Fernando Gracia. Isabel Coixet está últimamente en el ojo del huracán. La deriva independentista sobre la que ha opinado públicamente en contra, como mujer viajada que es –“para aprender, viajar”, como se decía antaño-, la ha hecho quedar enfrente de una turbamulta que seguramente le boicoteará su último trabajo, este que ahora podemos ver en nuestras pantallas, “La librería”.
Reincide la directora en uno de sus temas recurrentes: la presentación de una mujer decidida, fuerte aunque no lo parezca físicamente, con coraje ante la vida. Como lo era su anterior protagonista, la Juliette Binoche de “Nadie quiere la noche”, o la magnífica Sarah Polley de “Mi vida sin mí”, por poner algún ejemplo.
La protagonista de este nuevo filme es una viuda de poco más de cuarenta años, que perdió a su marido en la guerra, y que a finales de los años cincuenta decide montar una librería en un pueblo de lo que podríamos llamar la Inglaterra profunda. Un pueblo donde ella es apreciada mientras se limita a ser “viuda de” pero que no la verá igual cuando decide dar ese paso.
Con un desarrollo parsimonioso, que no es lo mismo que lento, el leve argumento va abriendo poco a poco su abanico hasta acabar atrapándonos, a pesar de que apenas ocurren cosas impactantes y que por momentos tal parece que estamos asistiendo a una historia victoriana, no en balde los nombres de las hermanas Bronte o de Jane Austen se dejan caer por ahí como por casualidad.
Una voz en off, que el hermoso final de la película nos aclarará su procedencia, acompaña la narración dotándola de un aire literario que, al menos a quien suscribe, no estorba sino que le añade un plus de trascendencia, bien engarzado a la historia por la directora –y también guionista adaptadora, algo fundamental-, que como viene siendo habitual en su filmografía retrata el ambiente con una precisión y una belleza realmente majestuosa.
Porque la Coixet siempre ha filmado de forma hermosa. A veces, incluso, demasiado, olvidándose un tanto de la trama, como ocurría en varias de sus controvertidas películas. En este caso opino que no ha sido así, y belleza ambiental, diálogos inteligentes, clara intención satírica y amor por la cultura forman un todo que acaba dejando en el espectador un excelente postgusto, como cuando uno paladea un buen vino.
Acierta la directora en la elección de sus intérpretes, todos británicos (o lo parecen, porque la Clarkson nació en los USA) como corresponde a la trama.
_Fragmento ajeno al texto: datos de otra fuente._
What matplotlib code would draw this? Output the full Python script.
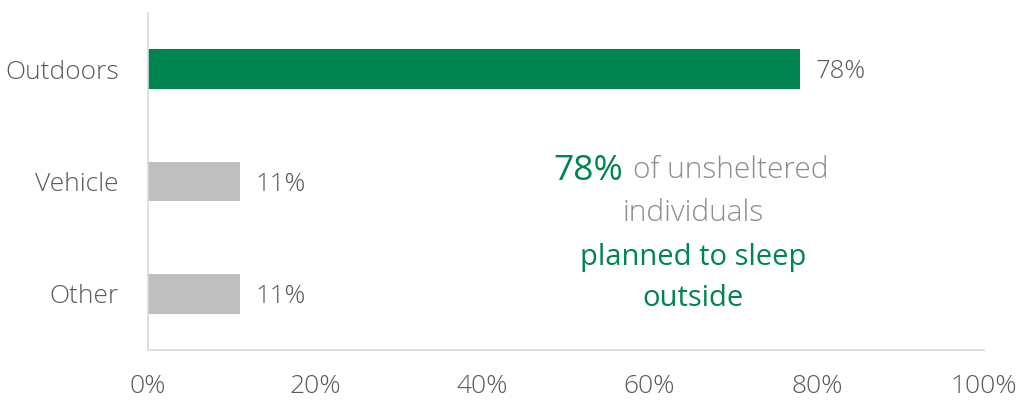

Porque todos ellos, en su forma de moverse, de mirar y de hablar son evidentemente british, cual té a las cinco. Y sabido es que nadie hacer mejor de británico que los hijos de la otrora pérfida Albión.
Ellos son Emily Mortimer, Bill Nighy –que en poco tiempo ha pasado de ser eterno secundario a excelente protagonista- y Patricia Clarkson, que ya trabajó a las órdenes de la Coixet en “Elegy” y “Aprendiendo a conducir”.
La película se cierra con una hermosa secuencia y una bella frase, que no diré aquí, y que cualquiera puede suscribir. Una frase que rezuma amor a la cultura y que dice mucho en favor de quien la escribió en su momento, la escritora Penelope Fitzgerald, y la directora catalana, española y universal que es Isabel Coixet, una señora de interesante y por qué no desigual carrera, pero a la que le cuadra perfectamente el adjetivo de artista.
Aviso final: los que gusten de películas rapiditas, con ruido y furia y que no hagan pensar, no disfrutarán de esta propuesta. Los que solo busquen obras maestras, tampoco. Que, a pesar de ciertos comentarios ditirámbicos que he leído por ahí, esta no lo es ni lo pretende. Simplemente es una buena película dirigida a nuestra sensibilidad. Quién pide más.